Domestic oil producers are being squeezed by low prices, and retail markets and home sales in Texas and other regions dependent on oil production proceeds are strained when profits fall. Financial experts warn that what we are witnessing in markets is just the tip of the iceberg, and expectations of recovery are muted while the economy remains at a virtual standstill.
Investors are desperately seeking a safe-haven in an environment where all asset classes are being hammered.
The Senate is negotiating a multi-trillion dollar relief package that includes hundreds of billions to backstop industries, but ideological differences are preventing Republicans and Democrats from agreeing to the package.
As the McConnell plan is based on 2018 tax returns and includes upper and lower thresholds for receiving assistance, critics argue that limiting payments to individuals and families with no tax liability is detrimental to those that most need support. Americanprogress.org reports, “The result of this structure is that some of the hardest-pressed families will receive much less than people above them on the income scale.”
The Hill reports that Senate Republican John Thune said, “While this won’t solve all the problems our nation is facing overnight, cash payments to middle and low-income families will provide direct support as quickly as possible.”

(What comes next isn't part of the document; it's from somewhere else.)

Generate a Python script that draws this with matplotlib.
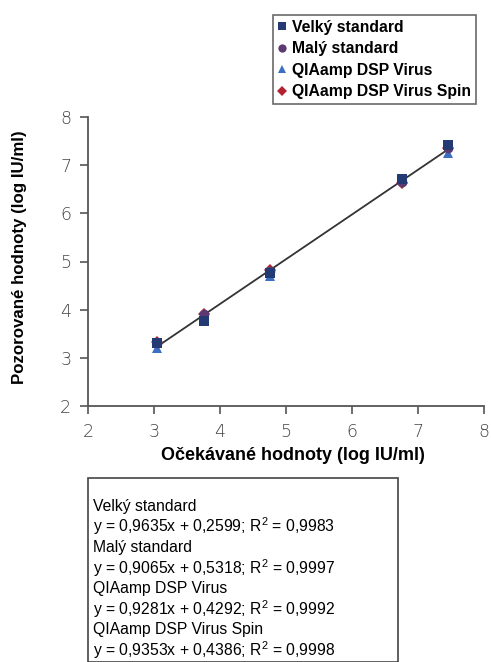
import numpy as np
import matplotlib
matplotlib.use("Agg")
import matplotlib.pyplot as plt
import matplotlib.patches as patches

plt.rcParams['font.family'] = ['Liberation Sans', 'DejaVu Sans']
plt.rcParams['mathtext.fontset'] = 'custom'
plt.rcParams['mathtext.rm'] = 'Liberation Sans'

### DATA

expected = [3.05, 3.75, 4.75, 6.75, 7.45]

velky = [3.30, 3.77, 4.76, 6.71, 7.42]
maly = [3.31, 3.90, 4.80, 6.66, 7.36]
dsp = [3.20, 3.86, 4.70, 6.69, 7.25]
spin = [3.32, 3.92, 4.83, 6.62, 7.35]

series_names = ["Velký standard", "Malý standard", "QIAamp DSP Virus", "QIAamp DSP Virus Spin"]
equations = ["y = 0,9635x + 0,2599; R$^2$ = 0,9983",
             "y = 0,9065x + 0,5318; R$^2$ = 0,9997",
             "y = 0,9281x + 0,4292; R$^2$ = 0,9992",
             "y = 0,9353x + 0,4386; R$^2$ = 0,9998"]

xticks = [2, 3, 4, 5, 6, 7, 8]
yticks = [2, 3, 4, 5, 6, 7, 8]

### PLOT

W, H = 491, 662
fig = plt.figure(figsize=(W / 100, H / 100), dpi=100)
ax = fig.add_axes([88 / W, 1 - 406 / H, (484 - 88) / W, (406 - 117) / H])

# trend line over all points
allx = np.array(expected * 4)
ally = np.array(velky + maly + dsp + spin)
k, q = np.polyfit(allx, ally, 1)
xs = np.array([expected[0], expected[-1]])
ax.plot(xs, k * xs + q, color='#333333', lw=1.3, zorder=1)

styles = [
    (spin, 'D', '#b22230', 6.5),
    (dsp, '^', '#3a6fc4', 6.5),
    (maly, 'o', '#5b3a72', 7),
    (velky, 's', '#233a73', 7),
]
labels = [series_names[3], series_names[2], series_names[1], series_names[0]]
handles = {}
for (vals, m, c, s), lab in zip(styles, labels):
    h, = ax.plot(expected, vals, linestyle='none', marker=m, color=c,
                 markersize=s, markeredgewidth=0, label=lab, zorder=3)
    handles[lab] = h

ax.set_xlim(2, 8)
ax.set_ylim(2, 8)
ax.set_xticks(xticks)
ax.set_yticks(yticks)
for side in ['top', 'right']:
    ax.spines[side].set_visible(False)
for side in ['left', 'bottom']:
    ax.spines[side].set_color('#555555')
    ax.spines[side].set_linewidth(1.3)
ax.tick_params(direction='out', length=6, width=1.2, color='#555555',
               labelsize=12.5, labelcolor='#444444', pad=6)
for t in ax.get_xticklabels() + ax.get_yticklabels():
    t.set_fontfamily('DejaVu Sans')
    t.set_fontweight('light')

fig.text(293 / W, 1 - 455 / H, "Očekávané hodnoty (log IU/ml)", ha='center', va='center',
         fontsize=13, fontweight='bold')
fig.text(20 / W, 1 - 257 / H, "Pozorované hodnoty (log IU/ml)", ha='center', va='center',
         rotation=90, fontsize=12.2, fontweight='bold')

leg = fig.legend([handles[n] for n in series_names], series_names,
                 loc='upper left', bbox_to_anchor=(273 / W, 1 - 15 / H),
                 frameon=True, fancybox=False, edgecolor='#444444',
                 prop={'weight': 'bold', 'size': 11.3},
                 handlelength=0.6, handletextpad=0.3, borderpad=0.3,
                 labelspacing=0.42, borderaxespad=0, markerscale=0.85)
leg.get_frame().set_linewidth(1.2)

# equation box
fig.patches.append(patches.Rectangle((88 / W, 0), (398 - 88) / W, (H - 485) / H + 0.01,
                                     transform=fig.transFigure, facecolor='white',
                                     edgecolor='#444444', lw=1.2, clip_on=True))
lines = []
for n, e in zip(series_names, equations):
    lines += [n, e]
y0 = 506
for i, ln in enumerate(lines):
    fig.text(93 / W, 1 - (y0 + i * 20.6) / H, ln, ha='left', va='center', fontsize=11.3)

fig.savefig("out.png", dpi=100)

Democratic Senator Tammy Duckworth told CNN, “The package Republicans have drawn up does nothing to help struggling workers…first responders need personal protective equipment and resources today…and there’s nothing in it for them. Instead, it creates a $500 billion slush fund for Steve Mnuchin to hand out loans to corporations as he pleases.“
Senator Duckworth demanded that the bill include provisions that benefit working-class Americans by saying, “There is nothing in this bill that they propose that will protect people who can’t…make payments from being evicted. There’s nothing in this bill that protects students from student loan debt. Instead, this bill is all skewed to corporations, skewed toward a slush fund that Steve Mnuchin can write checks to whoever he wants, without oversight, even to Trump organizations.”
The Former Secretary of Labor under Bill Clinton and economic advisor for Barack Obama, Robert Reich, tweeted, “The airlines don’t deserve a $50 billion bailout. In the last 10 years, they spent 96% of their cash flow to buy back shares of their own stock in order to boost executive bonuses. They shouldn’t see a dime of taxpayer money.”
As reported by the Financial Times, Boeing recently spent $43 billion on stock buybacks, the “very purest form of financial engineering…they don’t simply gear the balance sheet, they supply a further twist by reducing the number of shares in issue.” The “biggest winners are managers, especially those whose remuneration is tied to stock market measures such as EPS growth.” According to the report, CEO Denis Mulinberg doubled his pay since becoming the executive officer in 2015, and he took home more than $30 million in 2019. Now the beleaguered company is asking taxpayers for a $60 billion bail-out.
Senators Chuck Schumer and Bernie Sanders attempted to put restrictions on corporate stock buyback programs in 2019.
Forbes is reporting that Jeffrey Dunlach, CEO of DoubleLine Capital, said a recession is imminent, and he continued, “When you decimate the restaurant industry, the hotel industry, the airline industry, the cruise line industry, obviously you’re going to take a huge divot out of economic activity.”
Billionaire investor Bill Ackman shocked the markets on Wednesday, March 18 by pleading on CNBC, “Mr. President, the only answer is to shut down the country for the next 30 days and close the borders.” Ackman called for a “30-day rent, interest, and tax holiday for all,” as he warned that “hell is coming.”